Greenpeace and WWF give conditional support to commercial whaling plan

International Whaling Commission member countries to decide on lifting 25-year ban in deal that would see fewer whales killed

  • guardian.co.uk, Monday 21 June 2010 18.02 BST
  • Article history
  • Japanese Whaling
    A Japanese ship injures a whale with its first harpoon. Photograph: Kate Davidson/EPA/Corbis

    Plans to overturn the 25-year old global ban on commercial whaling in return for reducing the numbers of whales killed each year were in confusion today with governments and groups divided.

    The 88 countries who are members of the International Whaling Commission (IWC) today agreed to meet in closed session for two days in Agadir, Morocco, to decide whether to adopt a draft plan which would allow Norway, Iceland and Japan to legally hunt whales around Antarctica and elsewhere for 10 years in exchange for a gradual drop in the number killed.

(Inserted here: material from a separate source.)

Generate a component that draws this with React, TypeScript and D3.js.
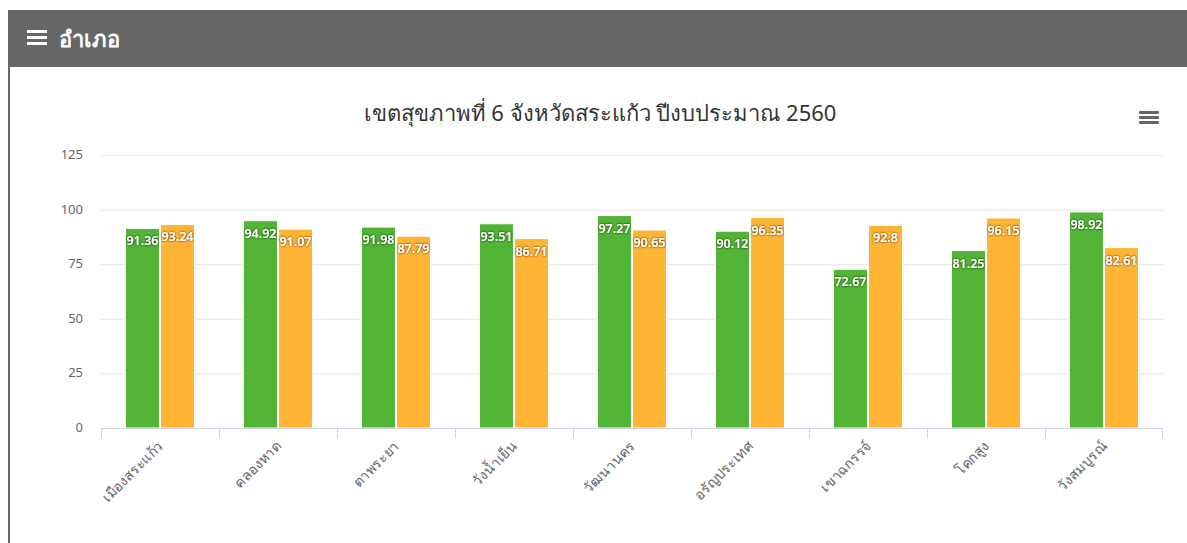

    The EU, led by Britain, adopted a common negotiating position at the weekend which rules against the resumption of any commercial whaling. But the US and New Zealand have continued to strongly back the package of measures proposed by the chair of the IWC.

    In a move that took many people by surprise, three of the world's largest international non-government groups, Greenpeace, WWF and the Pew Environment Group, today said they were prepared to see commercial whaling resumed if six conditions were met.

    In a joint statement they demanded: an end to whaling in the Southern Ocean; an end to trade in whale meat and products; the elimination of unilaterally decided whaling quotas; an end to hunts of endangered whale species; putting science at the centre of IWC decisions and prevention of objections or reservations by IWC members if the moratorium is lifted.

    "I urge the negotiators to take political risks to improve the current proposal, end the decades of IWC deadlock and bring it into the 21st century. The meeting in Agadir can and must save whales, not whaling industries reliant on bribery and embezzlement for survival," said Junichi Sato, programme director of Greenpeace Japan.

    But this was immediately rejected by many other environment groups including the Whale and Dolphin Conservation Society (WDCS) and the International Fund for Animal Welfare who said they were not willing to accept any return to commercial whaling.

    "This weakens the EU position. It would be a fundamental mistake now to reward those three whaling nations who have continued to ignore the international consensus on commercial whaling and are opposed by millions of people around the world," said Nikki Entrup of WDCS.

    "What kind of message does that give out to countries like Korea who used to whale? I urge Greenpeace to withdraw their position. They want to do the right thing in principle but more whales are killed in the northern hemisphere than in the south," he said.

    Greenpeace later clarified its position: "The global ban on whaling has got to stay in place. But the problem is that this whaling takes place outside the reach of the IWC. The only way to properly make the moratorium work is to bring commercial whaling under the reach of the IWC and then to enforce the ban," said Sarah North, the group's campaigns director.

    Whaling kills up to 2,000 whales a year, including species on the verge of extinction. Since the ban was introduced 25 years ago, approximately 33,000 whales have been killed, according to the Animal Welfare Institute in Washington.

    But there are fears that if no agreement is reached, the IWC as an organisation could collapse. The meeting in Agadir ends on Friday 25 June.